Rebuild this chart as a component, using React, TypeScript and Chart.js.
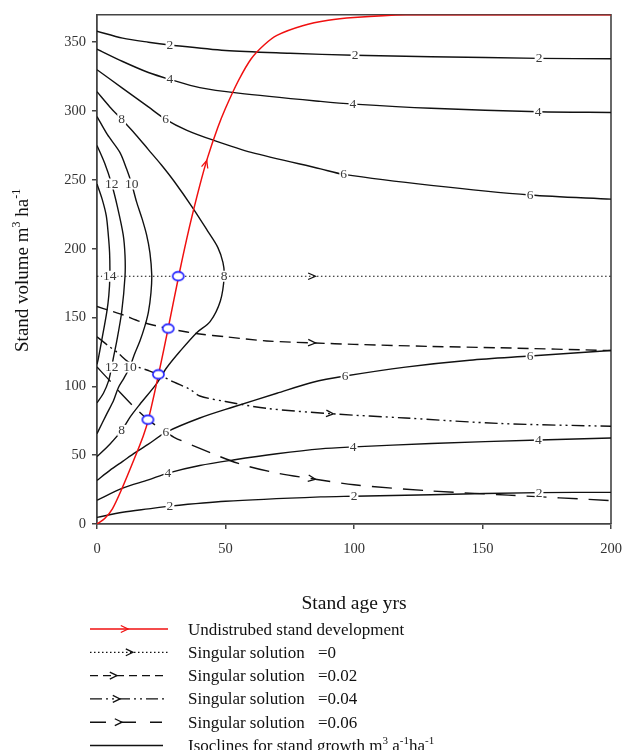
import React, { useEffect, useRef } from "react";
import { Chart, registerables } from "chart.js";

Chart.register(...registerables);

// ---- axes ----
const xTicks = [0, 50, 100, 150, 200];
const yTicks = [0, 50, 100, 150, 200, 250, 300, 350];

// ---- undisturbed stand development (red) ----
const redX = [0, 3, 6, 10, 14, 18, 20, 24, 28, 32, 36, 40, 43, 47, 50, 55, 60, 65, 70, 80, 90, 100, 120, 150, 200];
const redY = [0, 4, 11, 27, 45, 64, 76, 109, 145, 182, 216, 246, 266, 288, 302, 322, 338, 348, 355, 362, 366, 368, 370, 370, 370];

// ---- equilibrium points (blue rings) ----
const circleX = [19.8, 23.9, 27.7, 31.6];
const circleY = [75.8, 108.7, 142, 180];

// ---- singular solutions ----
const sing0X = [0, 200];
const sing0Y = [180, 180];
const sing002X = [0, 5, 10, 17, 23, 27.7, 35, 40, 50, 66, 85, 100, 130, 157, 200];
const sing002Y = [158, 155, 152, 147, 144, 142, 139.5, 138, 136, 133, 131.5, 130.5, 129, 128, 126];
const sing004X = [0, 4, 8, 12, 16, 20, 23.9, 30, 36, 40, 50, 66, 92, 120, 157, 200];
const sing004Y = [136, 130, 124.5, 118, 114, 111.5, 108.7, 103, 98, 93, 89, 84, 80, 77, 73, 71];
const sing006X = [0, 5, 9, 15, 19.8, 25, 30, 40, 55, 70, 85, 100, 130, 160, 200];
const sing006Y = [114, 104, 95.5, 84, 75.8, 69, 63, 55, 44, 37, 32.5, 28.5, 24, 21, 17];

// ---- isoclines for stand growth ----
const iso2UpX = [0, 10, 20, 28.4, 50, 75, 100, 130, 172, 200];
const iso2UpY = [358, 353, 350, 348, 344, 342, 340.5, 339.5, 338.3, 338];
const iso4UpX = [0, 10, 20, 28.4, 40, 55, 87, 100, 130, 172, 200];
const iso4UpY = [345, 336, 328, 323, 317, 313, 307, 305, 302, 299.5, 299];
const iso6UpX = [0, 10, 20, 26.7, 35, 45, 60, 87, 96, 130, 168.5, 200];
const iso6UpY = [330, 316.5, 303, 294, 286, 279, 270, 258, 254, 246, 239, 236];
const iso8X = [0, 5, 9.6, 15, 20, 25, 30, 37.5, 43, 47, 49, 49.5, 48, 44, 38.8, 32.3, 27.1, 23.2, 16.7, 13, 9.6, 5, 0];
const iso8Y = [314, 303, 294, 283, 272, 261, 249, 229, 213, 201, 190, 180, 162, 147, 139, 125.5, 113.5, 102, 87, 78, 68, 58, 49];
const iso10X = [0, 4, 8.9, 11.5, 13.5, 15.4, 17.5, 19.3, 20.6, 21.3, 21, 20, 18.5, 16.7, 14.5, 12.8, 10.5, 8.3, 6.4, 3.8, 0];
const iso10Y = [296, 283, 270, 258, 247, 234, 222, 210, 197, 181, 168, 154, 143, 133, 123, 114, 106, 99, 89.5, 80, 65.6];
const iso12X = [0, 3, 5.7, 8, 10.2, 10.9, 10.9, 9.6, 7.7, 6.3, 5.7, 4.5, 2.5, 0];
const iso12Y = [275, 262, 247, 230, 210, 195, 180, 154, 133, 120, 114, 104, 95, 88];
const iso14X = [0, 2, 3.6, 4.4, 4.9, 5, 4.6, 3.8, 1.8, 0.5, 0];
const iso14Y = [247, 236, 224, 210, 197, 180, 166, 154, 133, 120, 116];
const iso6LoX = [0, 5, 10, 15, 20, 26.8, 40, 53, 70, 84, 96.5, 120, 145, 168.5, 200];
const iso6LoY = [31.7, 39, 45.5, 52, 58, 66.6, 77, 85, 95, 103, 107.5, 114, 119, 122, 126];
const iso4LoX = [0, 10, 20, 27.6, 40, 53, 70, 87, 100, 130, 172, 200];
const iso4LoY = [17.3, 26, 32, 37, 42.5, 46.5, 51, 54.6, 56, 58.5, 61, 62.5];
const iso2LoX = [0, 10, 20, 28.4, 50, 87, 100, 130, 172, 200];
const iso2LoY = [4.8, 8.5, 11, 13, 16.5, 19.7, 20.2, 21.3, 22.8, 23];

// ---- contour labels ----
const labelText = ["2", "2", "2", "4", "4", "4", "6", "6", "6", "8", "8", "8", "12", "10", "14", "12", "10", "6", "6", "6", "4", "4", "4", "2", "2", "2"];
const labelX = [28.4, 100.4, 172, 28.4, 99.6, 171.6, 26.7, 96, 168.5, 9.6, 49.5, 9.6, 5.7, 13.5, 5, 5.7, 12.8, 26.8, 96.5, 168.5, 27.6, 99.7, 171.7, 28.4, 100, 172];
const labelY = [348, 340.5, 338.3, 323, 305, 299.5, 294, 254, 239, 294, 180, 68, 247, 247, 180, 114, 114, 66.6, 107.5, 122, 37, 55.8, 61, 13, 20.2, 22.8];

// ---- direction arrows (x position along each curve) ----
const arrowAt = [42.7, 85, 85, 92, 85];

// ---- legend ----
const legendLabels = ["Undistrubed stand development", "Singular solution", "Singular solution", "Singular solution", "Singular solution", "Isoclines for stand growth m"];
const legendValues = ["", "=0", "=0.02", "=0.04", "=0.06", ""];

const SERIF = "'Liberation Serif', 'Times New Roman', serif";
const RED = "#f01010";

function interp(xs: number[], ys: number[], x: number) {
  for (let i = 0; i < xs.length - 1; i++) {
    if (x >= xs[i] && x <= xs[i + 1]) {
      const t = (x - xs[i]) / (xs[i + 1] - xs[i] || 1);
      return ys[i] + t * (ys[i + 1] - ys[i]);
    }
  }
  return ys[ys.length - 1];
}

function chevron(ctx: CanvasRenderingContext2D, x: number, y: number, ang: number, color: string, len = 8, spread = 0.42) {
  ctx.save();
  ctx.strokeStyle = color;
  ctx.lineWidth = 1.3;
  ctx.setLineDash([]);
  ctx.beginPath();
  ctx.moveTo(x - len * Math.cos(ang - spread), y - len * Math.sin(ang - spread));
  ctx.lineTo(x, y);
  ctx.lineTo(x - len * Math.cos(ang + spread), y - len * Math.sin(ang + spread));
  ctx.stroke();
  ctx.restore();
}

type Part = [string, boolean];
function drawParts(ctx: CanvasRenderingContext2D, parts: Part[], x: number, y: number, size: number, align: "left" | "center") {
  const sup = Math.round(size * 0.62);
  let w = 0;
  const widths = parts.map(([t, s]) => {
    ctx.font = `${s ? sup : size}px ${SERIF}`;
    const m = ctx.measureText(t).width;
    w += m;
    return m;
  });
  let cx = align === "center" ? x - w / 2 : x;
  ctx.textAlign = "left";
  ctx.textBaseline = "alphabetic";
  parts.forEach(([t, s], i) => {
    ctx.font = `${s ? sup : size}px ${SERIF}`;
    ctx.fillText(t, cx, s ? y - size * 0.4 : y);
    cx += widths[i];
  });
}

export default function App() {
  const ref = useRef<HTMLCanvasElement>(null);

  useEffect(() => {
    const canvas = ref.current!;
    const pts = (xs: number[], ys: number[]) => xs.map((x, i) => ({ x, y: ys[i] }));

    const ring = document.createElement("canvas");
    ring.width = 15;
    ring.height = 12;
    const rc = ring.getContext("2d")!;
    rc.beginPath();
    rc.ellipse(7.5, 6, 5.6, 4.4, 0, 0, Math.PI * 2);
    rc.fillStyle = "#ffffff";
    rc.fill();
    rc.strokeStyle = "#1c1cff";
    rc.lineWidth = 1.6;
    rc.stroke();

    const iso = (xs: number[], ys: number[]) => ({
      data: pts(xs, ys),
      showLine: true,
      borderColor: "#111",
      borderWidth: 1.4,
      pointRadius: 0,
      tension: 0.3,
      fill: false,
      order: 3,
    });

    const singStyles = [
      { xs: sing0X, ys: sing0Y, dash: [1.5, 2.5], width: 1.2 },
      { xs: sing002X, ys: sing002Y, dash: [11, 6], width: 1.4 },
      { xs: sing004X, ys: sing004Y, dash: [13, 4, 2, 4, 2, 4], width: 1.4 },
      { xs: sing006X, ys: sing006Y, dash: [20, 11], width: 1.4 },
    ];

    const datasets: any[] = [
      iso(iso2UpX, iso2UpY),
      iso(iso4UpX, iso4UpY),
      iso(iso6UpX, iso6UpY),
      iso(iso8X, iso8Y),
      iso(iso10X, iso10Y),
      iso(iso12X, iso12Y),
      iso(iso14X, iso14Y),
      iso(iso6LoX, iso6LoY),
      iso(iso4LoX, iso4LoY),
      iso(iso2LoX, iso2LoY),
      ...singStyles.map((s) => ({
        data: pts(s.xs, s.ys),
        showLine: true,
        borderColor: "#111",
        borderWidth: s.width,
        borderDash: s.dash,
        pointRadius: 0,
        tension: 0.3,
        fill: false,
        order: 2,
      })),
      {
        data: pts(redX, redY),
        showLine: true,
        borderColor: RED,
        borderWidth: 1.5,
        pointRadius: 0,
        tension: 0.3,
        fill: false,
        order: 1,
      },
      {
        data: pts(circleX, circleY),
        showLine: false,
        pointStyle: ring,
        pointRadius: 6,
        order: 0,
      },
    ];

    const arrowSeries = [
      { xs: redX, ys: redY, color: RED },
      { xs: sing0X, ys: sing0Y, color: "#111" },
      { xs: sing002X, ys: sing002Y, color: "#111" },
      { xs: sing004X, ys: sing004Y, color: "#111" },
      { xs: sing006X, ys: sing006Y, color: "#111" },
    ];

    const overlay = {
      id: "overlay",
      beforeDatasetsDraw(chart: any) {
        const { ctx, chartArea: a } = chart;
        ctx.save();
        ctx.strokeStyle = "#444";
        ctx.lineWidth = 1.6;
        ctx.beginPath();
        ctx.moveTo(a.left, a.top);
        ctx.lineTo(a.right, a.top);
        ctx.lineTo(a.right, a.bottom);
        ctx.stroke();
        ctx.restore();
      },
      afterDatasetsDraw(chart: any) {
        const { ctx } = chart;
        const sx = chart.scales.x;
        const sy = chart.scales.y;
        ctx.save();
        ctx.font = `13.5px ${SERIF}`;
        ctx.textAlign = "center";
        ctx.textBaseline = "middle";
        labelText.forEach((t, i) => {
          const px = sx.getPixelForValue(labelX[i]);
          const py = sy.getPixelForValue(labelY[i]);
          const w = ctx.measureText(t).width + 2;
          ctx.fillStyle = "#fff";
          ctx.fillRect(px - w / 2, py - 5.5, w, 11);
          ctx.fillStyle = "#3a3a3a";
          ctx.fillText(t, px, py + 0.5);
        });
        arrowSeries.forEach((s, i) => {
          const x = arrowAt[i];
          const p1x = sx.getPixelForValue(x - 1);
          const p1y = sy.getPixelForValue(interp(s.xs, s.ys, x - 1));
          const p2x = sx.getPixelForValue(x + 1);
          const p2y = sy.getPixelForValue(interp(s.xs, s.ys, x + 1));
          const ang = Math.atan2(p2y - p1y, p2x - p1x);
          chevron(ctx, sx.getPixelForValue(x), sy.getPixelForValue(interp(s.xs, s.ys, x)), ang, s.color);
        });
        ctx.restore();
      },
      afterDraw(chart: any) {
        const { ctx, chartArea: a } = chart;
        ctx.save();
        ctx.fillStyle = "#111";
        // x title
        drawParts(ctx, [["Stand age yrs", false]], (a.left + a.right) / 2, 609, 19.5, "center");
        // y title
        ctx.save();
        ctx.translate(28, (a.top + a.bottom) / 2 + 1);
        ctx.rotate(-Math.PI / 2);
        drawParts(ctx, [["Stand volume m", false], ["3", true], [" ha", false], ["-1", true]], 0, 0, 19, "center");
        ctx.restore();

        // legend
        const rowStyles = [
          { color: RED, dash: [] as number[], arrow: 128, end: 168, width: 1.5 },
          { color: "#111", dash: [1.5, 2.5], arrow: 133, end: 168, width: 1.2 },
          { color: "#111", dash: [8, 5], arrow: 117, end: 168, width: 1.4 },
          { color: "#111", dash: [12, 4, 2, 4, 2, 4], arrow: 120, end: 168, width: 1.4 },
          { color: "#111", dash: [16, 14], arrow: 122, end: 162, width: 1.4 },
          { color: "#111", dash: [] as number[], arrow: 0, end: 163, width: 1.4 },
        ];
        rowStyles.forEach((r, i) => {
          const cy = 629 + i * 23.3;
          ctx.save();
          ctx.strokeStyle = r.color;
          ctx.lineWidth = r.width;
          ctx.setLineDash(r.dash);
          ctx.beginPath();
          ctx.moveTo(90, cy);
          ctx.lineTo(r.end, cy);
          ctx.stroke();
          ctx.restore();
          if (r.arrow) chevron(ctx, r.arrow, cy, 0, r.color, 8, 0.45);
          ctx.fillStyle = "#111";
          if (i === 5) {
            drawParts(ctx, [[legendLabels[i], false], ["3", true], [" a", false], ["-1", true], ["ha", false], ["-1", true]], 188, cy + 5.5, 17, "left");
          } else {
            drawParts(ctx, [[legendLabels[i], false]], 188, cy + 5.5, 17, "left");
            if (legendValues[i]) drawParts(ctx, [[legendValues[i], false]], 318, cy + 5.5, 17, "left");
          }
        });
        ctx.restore();
      },
    };

    const tickFont = { family: SERIF, size: 14.5 };

    const chart = new Chart(canvas, {
      type: "scatter",
      data: { datasets },
      options: {
        animation: false,
        responsive: false,
        devicePixelRatio: 1,
        layout: { padding: { left: 0, right: 24, top: 11, bottom: 186 } },
        plugins: { legend: { display: false }, tooltip: { enabled: false } },
        scales: {
          x: {
            type: "linear",
            min: 0,
            max: 200,
            afterBuildTicks: (s: any) => {
              s.ticks = xTicks.map((v) => ({ value: v }));
            },
            afterFit: (s: any) => {
              s.height = 40;
            },
            grid: { drawOnChartArea: false, drawTicks: true, tickLength: 5, color: "#444", lineWidth: 1.5 },
            border: { display: true, color: "#444", width: 1.8 },
            ticks: { font: tickFont, color: "#333", padding: 11, maxRotation: 0 },
          },
          y: {
            type: "linear",
            min: 0,
            max: 370,
            afterBuildTicks: (s: any) => {
              s.ticks = yTicks.map((v) => ({ value: v }));
            },
            afterFit: (s: any) => {
              s.width = 97;
            },
            grid: { drawOnChartArea: false, drawTicks: true, tickLength: 5, color: "#444", lineWidth: 1.5 },
            border: { display: true, color: "#444", width: 1.8 },
            ticks: { font: tickFont, color: "#333", padding: 6 },
          },
        },
      } as any,
      plugins: [overlay],
    });
    return () => chart.destroy();
  }, []);

  return (
    <div style={{ position: "fixed", left: 0, top: 0, width: 635, height: 750, background: "#fff" }}>
      <canvas ref={ref} width={635} height={750} style={{ width: 635, height: 750, display: "block" }} />
    </div>
  );
}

---------------

▶ Given problem
Copy nothing but the lines from the first one in the listing through the line with "const yTicks = [0, 50, 100, 150, 200, 250, 300, 350];", and omit the pictures.

▶ Solution below
Rebuild this chart as a component, using React, TypeScript and Chart.js.
import React, { useEffect, useRef } from "react";
import { Chart, registerables } from "chart.js";

Chart.register(...registerables);

// ---- axes ----
const xTicks = [0, 50, 100, 150, 200];
const yTicks = [0, 50, 100, 150, 200, 250, 300, 350];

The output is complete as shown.